--- What this task involves ---
Reproduce the listing below exactly, beginning with its first line and ending with the line that holds "return (T + H - p) / H"; pictures are not part of the copy.

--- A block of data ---
▶

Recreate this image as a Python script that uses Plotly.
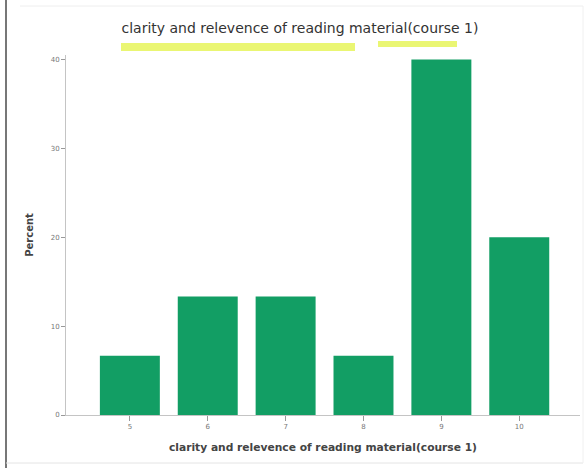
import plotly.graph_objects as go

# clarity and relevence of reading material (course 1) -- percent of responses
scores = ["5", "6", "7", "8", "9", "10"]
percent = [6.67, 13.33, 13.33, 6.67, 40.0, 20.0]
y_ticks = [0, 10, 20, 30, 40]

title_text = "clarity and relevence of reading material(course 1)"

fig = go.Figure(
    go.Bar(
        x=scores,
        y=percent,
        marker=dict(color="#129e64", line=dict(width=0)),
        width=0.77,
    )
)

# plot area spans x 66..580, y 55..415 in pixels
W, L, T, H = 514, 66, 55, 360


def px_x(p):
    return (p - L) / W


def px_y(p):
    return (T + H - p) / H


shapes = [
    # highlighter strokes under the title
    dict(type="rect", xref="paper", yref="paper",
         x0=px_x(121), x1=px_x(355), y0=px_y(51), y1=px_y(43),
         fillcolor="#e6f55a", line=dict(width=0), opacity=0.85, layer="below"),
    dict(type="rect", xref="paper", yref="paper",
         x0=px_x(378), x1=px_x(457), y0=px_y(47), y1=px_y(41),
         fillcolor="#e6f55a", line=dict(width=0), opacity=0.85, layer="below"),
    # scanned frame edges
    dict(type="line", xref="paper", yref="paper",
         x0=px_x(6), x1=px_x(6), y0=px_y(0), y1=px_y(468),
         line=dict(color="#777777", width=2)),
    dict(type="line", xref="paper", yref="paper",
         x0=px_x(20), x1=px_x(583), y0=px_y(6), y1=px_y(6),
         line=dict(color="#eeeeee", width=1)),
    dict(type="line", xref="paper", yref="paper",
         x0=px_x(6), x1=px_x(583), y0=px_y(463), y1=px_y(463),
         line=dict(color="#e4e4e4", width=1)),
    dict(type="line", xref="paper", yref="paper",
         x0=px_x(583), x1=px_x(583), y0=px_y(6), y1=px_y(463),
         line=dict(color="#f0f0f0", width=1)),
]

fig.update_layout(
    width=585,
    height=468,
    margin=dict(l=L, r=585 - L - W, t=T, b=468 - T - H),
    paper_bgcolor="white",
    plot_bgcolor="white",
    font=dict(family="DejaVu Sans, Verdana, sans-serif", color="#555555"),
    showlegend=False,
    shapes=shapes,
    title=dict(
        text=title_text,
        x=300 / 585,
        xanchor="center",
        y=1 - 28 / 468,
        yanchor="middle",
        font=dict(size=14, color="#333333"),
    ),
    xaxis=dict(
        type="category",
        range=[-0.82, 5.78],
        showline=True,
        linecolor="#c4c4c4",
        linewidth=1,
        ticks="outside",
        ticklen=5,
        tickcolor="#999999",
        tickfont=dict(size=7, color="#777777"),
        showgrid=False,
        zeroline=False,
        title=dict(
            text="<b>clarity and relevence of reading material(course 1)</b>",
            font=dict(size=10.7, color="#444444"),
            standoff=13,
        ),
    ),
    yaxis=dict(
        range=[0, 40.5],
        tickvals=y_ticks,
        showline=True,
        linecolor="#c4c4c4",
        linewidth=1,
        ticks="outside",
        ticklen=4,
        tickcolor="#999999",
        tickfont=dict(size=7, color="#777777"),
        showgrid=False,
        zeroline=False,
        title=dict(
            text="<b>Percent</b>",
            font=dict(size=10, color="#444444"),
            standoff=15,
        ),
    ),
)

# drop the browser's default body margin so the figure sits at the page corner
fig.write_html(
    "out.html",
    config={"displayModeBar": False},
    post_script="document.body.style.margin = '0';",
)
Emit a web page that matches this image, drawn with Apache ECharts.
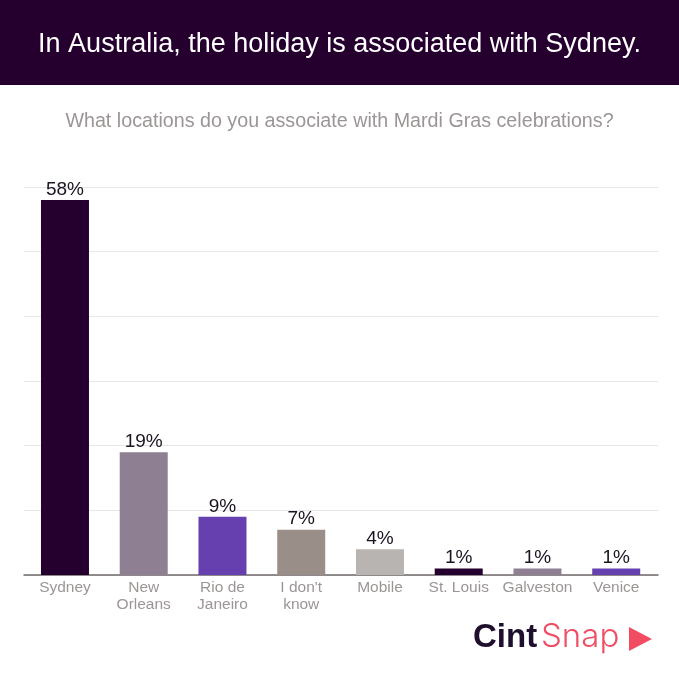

◀

--- Response ---
Recreate this image as a Python script that uses Plotly.
import plotly.graph_objects as go

# clarity and relevence of reading material (course 1) -- percent of responses
scores = ["5", "6", "7", "8", "9", "10"]
percent = [6.67, 13.33, 13.33, 6.67, 40.0, 20.0]
y_ticks = [0, 10, 20, 30, 40]

title_text = "clarity and relevence of reading material(course 1)"

fig = go.Figure(
    go.Bar(
        x=scores,
        y=percent,
        marker=dict(color="#129e64", line=dict(width=0)),
        width=0.77,
    )
)

# plot area spans x 66..580, y 55..415 in pixels
W, L, T, H = 514, 66, 55, 360


def px_x(p):
    return (p - L) / W


def px_y(p):
    return (T + H - p) / H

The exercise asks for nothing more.